— START OF Data lines —

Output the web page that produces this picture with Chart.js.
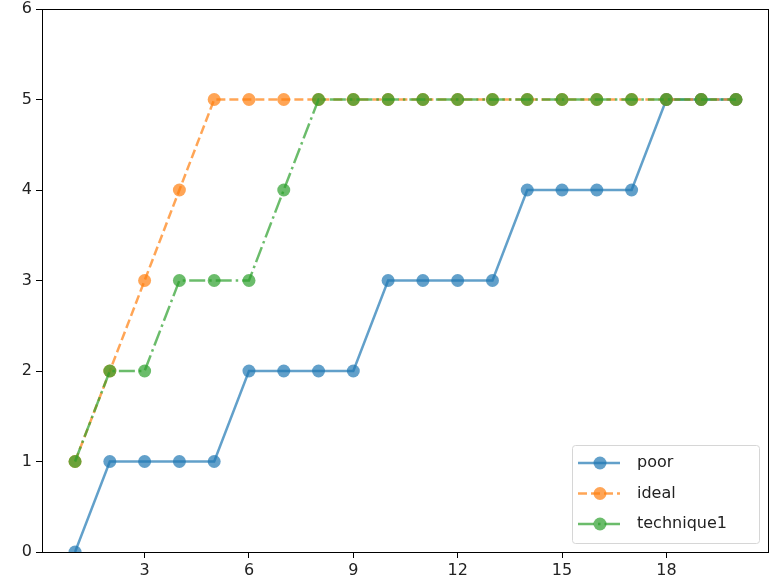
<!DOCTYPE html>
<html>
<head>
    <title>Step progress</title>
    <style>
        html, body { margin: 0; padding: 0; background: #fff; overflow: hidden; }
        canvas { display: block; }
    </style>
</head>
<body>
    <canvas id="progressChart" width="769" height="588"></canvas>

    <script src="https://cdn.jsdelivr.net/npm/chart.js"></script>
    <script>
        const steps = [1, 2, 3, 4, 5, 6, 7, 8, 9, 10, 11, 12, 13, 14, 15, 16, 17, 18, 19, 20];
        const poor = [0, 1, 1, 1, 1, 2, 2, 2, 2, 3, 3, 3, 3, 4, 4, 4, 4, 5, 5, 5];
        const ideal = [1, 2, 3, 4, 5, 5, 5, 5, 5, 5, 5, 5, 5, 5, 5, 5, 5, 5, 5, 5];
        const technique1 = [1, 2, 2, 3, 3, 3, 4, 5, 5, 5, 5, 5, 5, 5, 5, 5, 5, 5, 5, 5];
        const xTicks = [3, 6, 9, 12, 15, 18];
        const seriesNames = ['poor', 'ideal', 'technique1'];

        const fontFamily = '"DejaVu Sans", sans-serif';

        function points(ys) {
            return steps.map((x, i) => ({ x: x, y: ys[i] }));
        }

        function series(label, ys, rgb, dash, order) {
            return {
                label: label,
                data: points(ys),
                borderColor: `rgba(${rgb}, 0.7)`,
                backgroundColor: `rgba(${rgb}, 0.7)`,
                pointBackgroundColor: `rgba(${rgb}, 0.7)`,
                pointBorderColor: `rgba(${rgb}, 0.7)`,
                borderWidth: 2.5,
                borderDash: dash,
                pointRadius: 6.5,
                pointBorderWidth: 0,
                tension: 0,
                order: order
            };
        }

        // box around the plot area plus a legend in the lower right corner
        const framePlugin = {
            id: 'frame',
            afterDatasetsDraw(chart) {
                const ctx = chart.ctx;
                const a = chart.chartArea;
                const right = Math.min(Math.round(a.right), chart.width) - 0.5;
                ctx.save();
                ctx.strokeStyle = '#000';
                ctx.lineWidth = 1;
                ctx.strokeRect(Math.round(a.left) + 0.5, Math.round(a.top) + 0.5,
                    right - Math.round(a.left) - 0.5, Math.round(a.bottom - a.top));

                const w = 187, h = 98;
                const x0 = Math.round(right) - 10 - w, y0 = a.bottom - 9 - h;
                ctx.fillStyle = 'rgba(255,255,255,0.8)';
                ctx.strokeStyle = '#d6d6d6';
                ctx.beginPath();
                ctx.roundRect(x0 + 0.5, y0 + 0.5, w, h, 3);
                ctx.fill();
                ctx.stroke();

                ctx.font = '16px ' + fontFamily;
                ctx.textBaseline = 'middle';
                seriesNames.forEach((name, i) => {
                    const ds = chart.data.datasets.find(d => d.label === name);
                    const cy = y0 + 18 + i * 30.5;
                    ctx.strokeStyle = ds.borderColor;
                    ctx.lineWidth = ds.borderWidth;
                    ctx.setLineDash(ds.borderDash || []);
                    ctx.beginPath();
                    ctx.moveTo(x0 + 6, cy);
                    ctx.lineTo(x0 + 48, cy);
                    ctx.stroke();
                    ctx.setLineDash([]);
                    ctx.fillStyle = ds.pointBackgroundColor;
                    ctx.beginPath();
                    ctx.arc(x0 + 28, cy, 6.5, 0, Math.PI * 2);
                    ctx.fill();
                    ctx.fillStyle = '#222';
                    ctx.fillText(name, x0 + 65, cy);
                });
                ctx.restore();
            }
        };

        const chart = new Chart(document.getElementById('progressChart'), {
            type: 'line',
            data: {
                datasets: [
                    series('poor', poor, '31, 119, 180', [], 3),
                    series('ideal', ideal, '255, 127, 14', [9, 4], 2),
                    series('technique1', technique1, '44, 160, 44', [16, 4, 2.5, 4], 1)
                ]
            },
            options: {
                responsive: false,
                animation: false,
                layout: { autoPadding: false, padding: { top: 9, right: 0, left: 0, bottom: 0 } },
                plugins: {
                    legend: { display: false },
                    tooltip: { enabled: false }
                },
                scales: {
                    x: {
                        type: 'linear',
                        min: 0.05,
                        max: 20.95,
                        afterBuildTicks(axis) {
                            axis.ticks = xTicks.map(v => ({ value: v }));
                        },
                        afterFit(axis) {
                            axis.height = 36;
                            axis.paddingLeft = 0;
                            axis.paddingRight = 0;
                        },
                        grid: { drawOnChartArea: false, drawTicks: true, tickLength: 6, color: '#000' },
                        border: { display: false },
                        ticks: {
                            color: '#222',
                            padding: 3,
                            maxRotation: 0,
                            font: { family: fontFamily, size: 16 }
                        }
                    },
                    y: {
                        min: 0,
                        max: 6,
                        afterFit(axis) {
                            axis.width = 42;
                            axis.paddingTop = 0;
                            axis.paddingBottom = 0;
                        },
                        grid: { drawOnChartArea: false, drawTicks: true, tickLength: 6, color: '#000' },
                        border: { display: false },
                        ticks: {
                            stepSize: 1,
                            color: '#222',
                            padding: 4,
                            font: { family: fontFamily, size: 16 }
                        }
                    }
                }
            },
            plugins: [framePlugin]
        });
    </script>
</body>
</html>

— END OF Data lines —
— START OF Data lines —

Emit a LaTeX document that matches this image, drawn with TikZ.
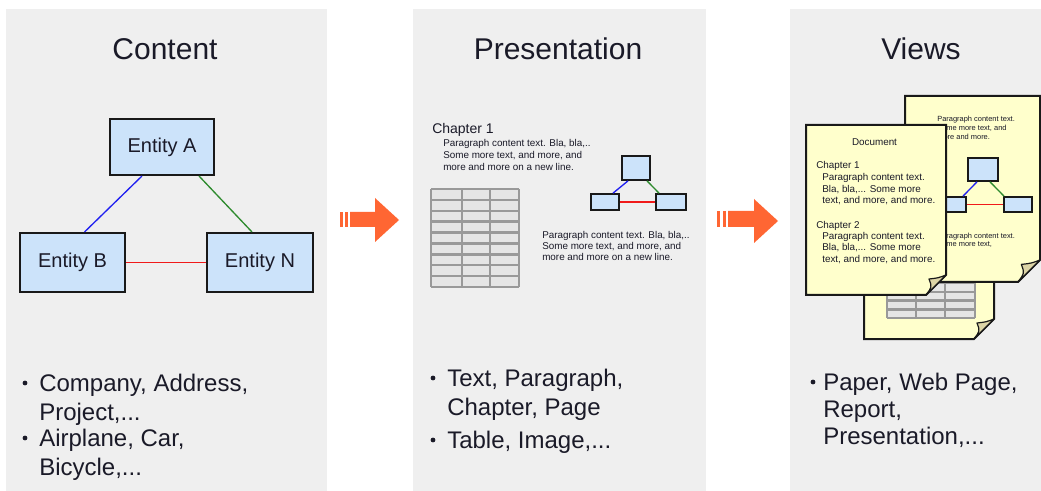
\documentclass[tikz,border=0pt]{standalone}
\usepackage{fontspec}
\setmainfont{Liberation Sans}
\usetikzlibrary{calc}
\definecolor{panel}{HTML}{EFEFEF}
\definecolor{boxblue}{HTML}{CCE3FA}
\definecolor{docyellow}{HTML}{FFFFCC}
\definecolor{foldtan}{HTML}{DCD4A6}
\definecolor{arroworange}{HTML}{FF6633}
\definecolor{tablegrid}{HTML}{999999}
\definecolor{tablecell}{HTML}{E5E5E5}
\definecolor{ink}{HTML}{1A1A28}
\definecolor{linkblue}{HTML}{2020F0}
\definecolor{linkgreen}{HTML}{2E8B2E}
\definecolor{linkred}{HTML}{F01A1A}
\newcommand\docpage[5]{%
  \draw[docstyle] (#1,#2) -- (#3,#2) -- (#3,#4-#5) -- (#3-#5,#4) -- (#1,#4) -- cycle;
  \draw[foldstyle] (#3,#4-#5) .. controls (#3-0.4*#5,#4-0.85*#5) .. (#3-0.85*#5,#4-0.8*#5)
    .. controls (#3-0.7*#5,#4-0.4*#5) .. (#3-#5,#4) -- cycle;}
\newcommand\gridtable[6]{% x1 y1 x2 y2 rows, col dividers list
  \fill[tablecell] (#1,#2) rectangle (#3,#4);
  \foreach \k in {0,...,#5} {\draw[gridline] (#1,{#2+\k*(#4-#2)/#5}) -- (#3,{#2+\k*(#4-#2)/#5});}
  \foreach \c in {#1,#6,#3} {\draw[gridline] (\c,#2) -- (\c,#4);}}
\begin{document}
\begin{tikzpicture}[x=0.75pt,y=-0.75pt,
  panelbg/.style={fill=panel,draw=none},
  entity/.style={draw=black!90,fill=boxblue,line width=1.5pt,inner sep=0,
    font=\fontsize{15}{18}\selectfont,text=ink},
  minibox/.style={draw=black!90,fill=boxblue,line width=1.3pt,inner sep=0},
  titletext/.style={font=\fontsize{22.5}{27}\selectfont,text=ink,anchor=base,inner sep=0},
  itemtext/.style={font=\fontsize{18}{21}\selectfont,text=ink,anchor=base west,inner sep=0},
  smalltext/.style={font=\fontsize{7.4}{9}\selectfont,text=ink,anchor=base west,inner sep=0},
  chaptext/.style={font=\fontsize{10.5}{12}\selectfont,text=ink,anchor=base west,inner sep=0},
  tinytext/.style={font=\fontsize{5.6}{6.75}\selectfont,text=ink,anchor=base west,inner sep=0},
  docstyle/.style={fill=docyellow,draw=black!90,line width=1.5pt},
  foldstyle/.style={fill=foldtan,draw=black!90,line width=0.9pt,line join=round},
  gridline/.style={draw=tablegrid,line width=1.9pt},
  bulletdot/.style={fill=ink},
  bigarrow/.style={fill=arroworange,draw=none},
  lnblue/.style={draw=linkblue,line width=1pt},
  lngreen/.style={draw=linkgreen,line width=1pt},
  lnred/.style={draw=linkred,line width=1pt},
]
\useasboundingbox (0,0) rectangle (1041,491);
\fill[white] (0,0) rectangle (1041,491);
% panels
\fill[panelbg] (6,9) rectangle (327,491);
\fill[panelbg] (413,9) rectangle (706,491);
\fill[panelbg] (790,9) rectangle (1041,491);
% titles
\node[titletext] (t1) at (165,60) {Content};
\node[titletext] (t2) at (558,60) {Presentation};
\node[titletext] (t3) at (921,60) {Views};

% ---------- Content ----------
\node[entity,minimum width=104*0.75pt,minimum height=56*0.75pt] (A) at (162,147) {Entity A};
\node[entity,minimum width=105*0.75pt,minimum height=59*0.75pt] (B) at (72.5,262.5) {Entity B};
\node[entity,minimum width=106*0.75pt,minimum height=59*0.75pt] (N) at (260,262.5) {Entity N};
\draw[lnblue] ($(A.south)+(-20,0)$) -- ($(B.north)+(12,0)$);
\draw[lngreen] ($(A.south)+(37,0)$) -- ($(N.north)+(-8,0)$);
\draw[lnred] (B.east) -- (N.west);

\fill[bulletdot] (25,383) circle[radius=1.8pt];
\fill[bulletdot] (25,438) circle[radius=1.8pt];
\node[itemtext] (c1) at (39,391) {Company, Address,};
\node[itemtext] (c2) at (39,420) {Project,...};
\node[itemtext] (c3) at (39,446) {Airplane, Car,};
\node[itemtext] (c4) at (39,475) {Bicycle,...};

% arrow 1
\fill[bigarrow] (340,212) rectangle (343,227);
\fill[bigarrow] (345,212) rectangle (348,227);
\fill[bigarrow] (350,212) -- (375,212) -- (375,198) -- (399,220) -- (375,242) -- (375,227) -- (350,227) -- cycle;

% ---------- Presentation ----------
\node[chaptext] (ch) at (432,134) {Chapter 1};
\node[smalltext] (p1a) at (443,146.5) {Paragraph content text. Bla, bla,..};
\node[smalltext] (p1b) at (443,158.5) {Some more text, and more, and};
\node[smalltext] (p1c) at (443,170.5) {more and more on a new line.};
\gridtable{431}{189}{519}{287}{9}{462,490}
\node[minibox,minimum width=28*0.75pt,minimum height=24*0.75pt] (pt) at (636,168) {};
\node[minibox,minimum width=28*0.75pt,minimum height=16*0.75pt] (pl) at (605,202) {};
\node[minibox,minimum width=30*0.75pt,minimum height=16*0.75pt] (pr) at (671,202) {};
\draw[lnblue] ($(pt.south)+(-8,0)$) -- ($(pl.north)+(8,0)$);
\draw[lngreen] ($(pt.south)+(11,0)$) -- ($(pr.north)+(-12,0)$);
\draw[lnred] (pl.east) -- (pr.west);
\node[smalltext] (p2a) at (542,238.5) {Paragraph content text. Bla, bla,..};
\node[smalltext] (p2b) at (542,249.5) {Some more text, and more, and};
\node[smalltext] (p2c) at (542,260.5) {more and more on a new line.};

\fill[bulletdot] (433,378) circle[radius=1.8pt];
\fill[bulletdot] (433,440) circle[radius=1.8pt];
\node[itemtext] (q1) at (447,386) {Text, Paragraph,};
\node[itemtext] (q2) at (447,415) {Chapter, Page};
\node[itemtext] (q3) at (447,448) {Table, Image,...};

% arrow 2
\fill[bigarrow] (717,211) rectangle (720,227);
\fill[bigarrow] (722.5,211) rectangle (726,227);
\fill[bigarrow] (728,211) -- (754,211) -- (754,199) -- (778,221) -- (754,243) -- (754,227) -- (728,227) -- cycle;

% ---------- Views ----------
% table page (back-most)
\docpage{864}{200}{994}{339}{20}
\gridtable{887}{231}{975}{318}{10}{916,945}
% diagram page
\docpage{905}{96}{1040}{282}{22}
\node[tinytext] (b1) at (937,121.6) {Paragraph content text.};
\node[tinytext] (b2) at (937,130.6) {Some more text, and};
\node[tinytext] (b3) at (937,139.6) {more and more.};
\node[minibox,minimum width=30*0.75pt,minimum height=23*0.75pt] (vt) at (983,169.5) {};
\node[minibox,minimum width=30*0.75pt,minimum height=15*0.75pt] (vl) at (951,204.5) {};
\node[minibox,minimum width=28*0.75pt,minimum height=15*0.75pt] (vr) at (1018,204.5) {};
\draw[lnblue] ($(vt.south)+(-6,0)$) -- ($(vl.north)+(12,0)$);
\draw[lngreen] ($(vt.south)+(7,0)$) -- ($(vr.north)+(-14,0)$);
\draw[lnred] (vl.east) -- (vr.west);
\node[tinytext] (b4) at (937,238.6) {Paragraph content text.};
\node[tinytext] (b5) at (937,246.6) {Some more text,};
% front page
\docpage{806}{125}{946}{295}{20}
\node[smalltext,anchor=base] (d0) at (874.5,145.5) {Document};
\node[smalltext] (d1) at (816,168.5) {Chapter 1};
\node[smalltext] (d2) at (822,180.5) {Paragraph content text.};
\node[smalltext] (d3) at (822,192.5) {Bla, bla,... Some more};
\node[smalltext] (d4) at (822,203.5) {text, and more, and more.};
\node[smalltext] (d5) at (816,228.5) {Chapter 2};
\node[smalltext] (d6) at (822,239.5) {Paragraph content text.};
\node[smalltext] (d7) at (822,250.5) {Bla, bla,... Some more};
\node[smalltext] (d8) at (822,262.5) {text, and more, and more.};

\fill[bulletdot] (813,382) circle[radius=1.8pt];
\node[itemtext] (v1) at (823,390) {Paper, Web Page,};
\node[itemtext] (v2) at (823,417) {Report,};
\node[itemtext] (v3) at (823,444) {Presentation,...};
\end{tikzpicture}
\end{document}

— END OF Data lines —

Out of the records, collect only those lines that contain the string "this".

Output the web page that produces this picture with Chart.js.
Emit a LaTeX document that matches this image, drawn with TikZ.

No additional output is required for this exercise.